Written request: Reproduce exactly the run of lines from the one containing "Give me the matplotlib source for this chart." through the one containing "import numpy as np". Pictures do not belong in the copy.

[begin Supplied material]

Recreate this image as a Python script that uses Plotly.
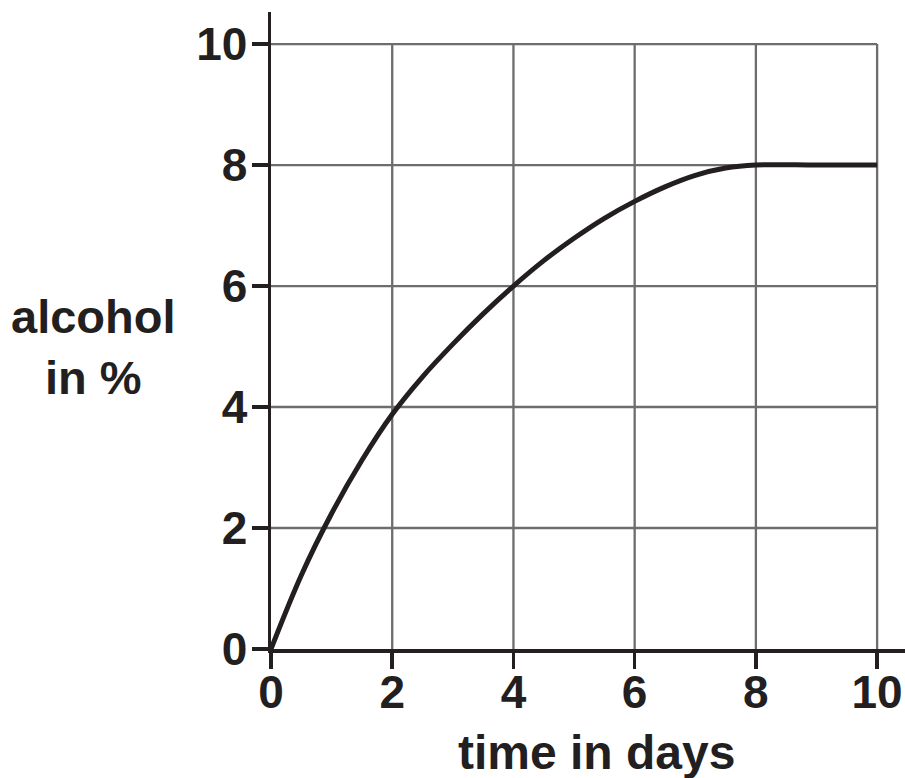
import plotly.graph_objects as go

# Data
days = [0, 0.5, 1, 1.5, 2, 2.5, 3, 3.5, 4, 4.5, 5, 5.5, 6, 6.5, 7, 7.5, 8, 9, 10]
alcohol = [0, 1.22, 2.24, 3.12, 3.88, 4.5, 5.04, 5.54, 6.0, 6.42, 6.79, 7.12, 7.4, 7.64, 7.83, 7.95, 8.0, 8.0, 8.0]
x_ticks = [0, 2, 4, 6, 8, 10]
y_ticks = [0, 2, 4, 6, 8, 10]
x_title = "time in days"
y_title = "alcohol<br>in %"

INK = "#231f20"
GRID = "#6d6d6d"
FONT = "Liberation Sans"

fig = go.Figure()
fig.add_trace(go.Scatter(x=days, y=alcohol, mode="lines",
                         line=dict(color=INK, width=5, shape="spline", smoothing=1.0),
                         hoverinfo="skip"))

shapes = []
for t in x_ticks[1:]:
    shapes.append(dict(type="line", xref="x", yref="y", x0=t, x1=t, y0=0, y1=max(y_ticks),
                       line=dict(color=GRID, width=2.3), layer="below"))
for t in y_ticks[1:]:
    shapes.append(dict(type="line", xref="x", yref="y", x0=0, x1=max(x_ticks), y0=t, y1=t,
                       line=dict(color=GRID, width=2.3), layer="below"))

tickfont = dict(family=FONT, size=46, color=INK, weight="bold")

fig.update_layout(
    width=905, height=778,
    margin=dict(l=271, r=0, t=12, b=129, autoexpand=False),
    paper_bgcolor="white", plot_bgcolor="white",
    showlegend=False,
    hovermode=False,
    shapes=shapes,
    xaxis=dict(range=[0, 10.46], tickvals=x_ticks, showgrid=False, zeroline=False,
               showline=True, linecolor=INK, linewidth=3.5, automargin=False,
               ticks="outside", ticklen=16, tickwidth=3.5, tickcolor=INK,
               tickfont=tickfont, ticklabelstandoff=-16, fixedrange=True),
    yaxis=dict(range=[0, 10.53], tickvals=y_ticks, showgrid=False, zeroline=False,
               showline=True, linecolor=INK, linewidth=3.5, automargin=False,
               ticks="outside", ticklen=16, tickwidth=3.5, tickcolor=INK,
               tickfont=tickfont, ticklabelstandoff=-5, fixedrange=True),
    annotations=[
        dict(text=x_title, xref="paper", yref="paper", x=0.513, y=0,
             xanchor="center", yanchor="top", yshift=-75, showarrow=False,
             font=dict(family=FONT, size=48, color=INK, weight="bold")),
        dict(text=y_title, xref="paper", yref="y", x=0, y=5.0,
             xanchor="center", yanchor="middle", xshift=-178, showarrow=False,
             font=dict(family=FONT, size=47, color=INK, weight="bold")),
    ],
)

# remove the default 8px body margin so the 905x778 figure fills the window exactly
fig.write_html("out.html", config={"displayModeBar": False, "staticPlot": True},
               post_script="document.body.style.margin='0';document.body.style.overflow='hidden';")
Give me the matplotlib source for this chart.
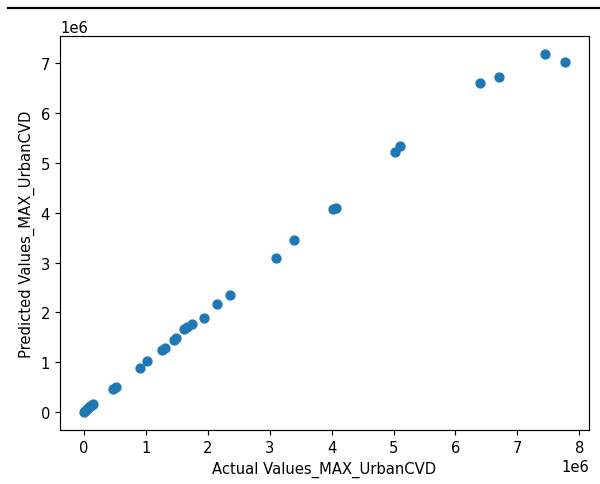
import matplotlib
matplotlib.use('Agg')
import matplotlib.pyplot as plt
from matplotlib.lines import Line2D
import numpy as np

# values, in units of 1e6
actual = [0.00, 0.02, 0.04, 0.07, 0.10, 0.13, 0.15,
          0.46, 0.51, 0.90, 1.01, 1.26, 1.31, 1.45, 1.48,
          1.61, 1.67, 1.75, 1.94, 2.15, 2.35, 3.10, 3.40,
          4.03, 4.07, 5.03, 5.11, 6.40, 6.71, 7.45, 7.77]
predicted = [0.00, 0.03, 0.06, 0.09, 0.12, 0.15, 0.17,
             0.47, 0.51, 0.88, 1.03, 1.25, 1.29, 1.45, 1.49,
             1.67, 1.71, 1.76, 1.88, 2.18, 2.36, 3.09, 3.46,
             4.08, 4.10, 5.23, 5.35, 6.60, 6.73, 7.19, 7.03]

scale = 1.066
plt.rcParams['font.size'] = 10 * scale
plt.rcParams['axes.linewidth'] = 0.8 * scale
plt.rcParams['xtick.major.width'] = 0.8 * scale
plt.rcParams['ytick.major.width'] = 0.8 * scale
plt.rcParams['xtick.major.size'] = 3.5 * scale
plt.rcParams['ytick.major.size'] = 3.5 * scale

fig = plt.figure(figsize=(6.0, 4.85), dpi=100)
ax = fig.add_axes([0.1, 0.1113, 0.8817, 0.8124])

ax.scatter(np.array(actual) * 1e6, np.array(predicted) * 1e6, s=36 * scale ** 2)
ax.set_xlabel('Actual Values_MAX_UrbanCVD')
ax.set_ylabel('Predicted Values_MAX_UrbanCVD')

# cell border line from the notebook screenshot
fig.add_artist(Line2D([8 / 600, 1.0], [1 - 9 / 485, 1 - 9 / 485],
                      color='black', linewidth=1.6))

fig.savefig('out.png', dpi=100)
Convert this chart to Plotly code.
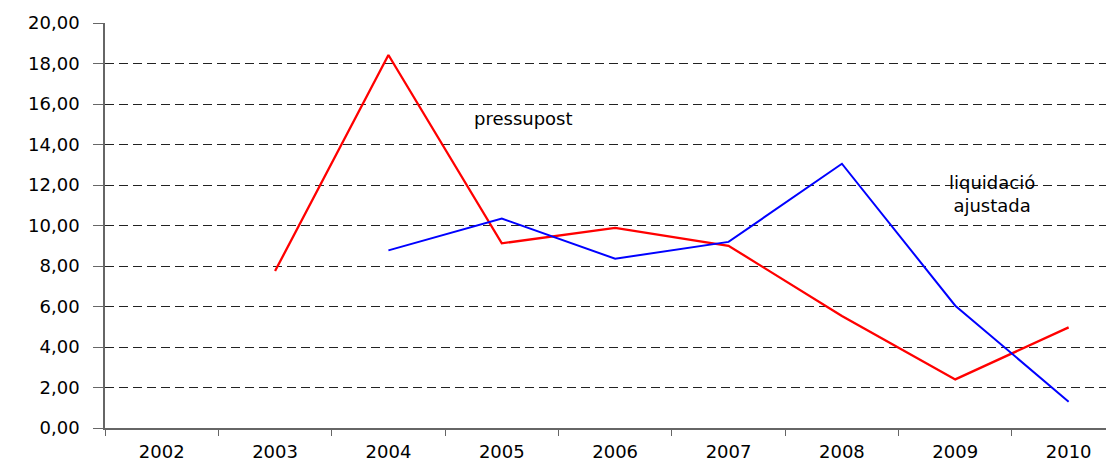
import plotly.graph_objects as go

years = ["2002", "2003", "2004", "2005", "2006", "2007", "2008", "2009", "2010"]
pressupost = [None, 7.75, 18.42, 9.12, 9.88, 9.00, 5.53, 2.40, 4.97]
liquidacio = [None, None, 8.77, 10.34, 8.36, 9.19, 13.05, 6.04, 1.30]
y_ticks = [0, 2, 4, 6, 8, 10, 12, 14, 16, 18, 20]

FONT = "DejaVu Sans"

fig = go.Figure()
fig.add_trace(go.Scatter(x=years, y=pressupost, mode="lines",
                         line=dict(color="#ff0000", width=2.3), connectgaps=False,
                         name="pressupost"))
fig.add_trace(go.Scatter(x=years, y=liquidacio, mode="lines",
                         line=dict(color="#0000ff", width=2), connectgaps=False,
                         name="liquidació ajustada"))

fig.add_annotation(x=3.19, y=15.26, xref="x", yref="y", text="pressupost",
                   showarrow=False, font=dict(family=FONT, size=18, color="black"))
fig.add_annotation(x=7.32, y=11.55, xref="x", yref="y", text="liquidació<br>ajustada",
                   showarrow=False, font=dict(family=FONT, size=18, color="black"))

# page body has an 8px default margin, so the figure is drawn 8px in from the top-left
fig.update_layout(
    template="simple_white",
    width=1106, height=455,
    margin=dict(l=97, r=0, t=15, b=35, autoexpand=False),
    plot_bgcolor="white", paper_bgcolor="white",
    showlegend=False,
    separators=",.",
    font=dict(family=FONT, size=18, color="black"),
)
fig.update_xaxes(
    type="category", categoryorder="array", categoryarray=years,
    range=[-0.5, 8.4], automargin=False,
    showline=True, linecolor="#666666", linewidth=2,
    ticks="outside", tickson="boundaries", ticklen=6, tickcolor="#666666",
    showgrid=False, zeroline=False,
    ticklabelstandoff=6,
    tickfont=dict(family=FONT, size=18, color="black"),
)
fig.update_yaxes(
    range=[0, 20], tickvals=y_ticks, tickformat=".2f", automargin=False,
    showline=True, linecolor="#666666", linewidth=1.5,
    ticks="outside", ticklen=10, tickcolor="#666666",
    showgrid=True, gridcolor="#222222", gridwidth=1, griddash="9px,5px",
    zeroline=False,
    ticklabelstandoff=10,
    tickfont=dict(family=FONT, size=18, color="black"),
)

fig.write_html("out.html")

[end Supplied material]

Result of the exercise:
Give me the matplotlib source for this chart.
import matplotlib
matplotlib.use('Agg')
import matplotlib.pyplot as plt
from matplotlib.lines import Line2D
import numpy as np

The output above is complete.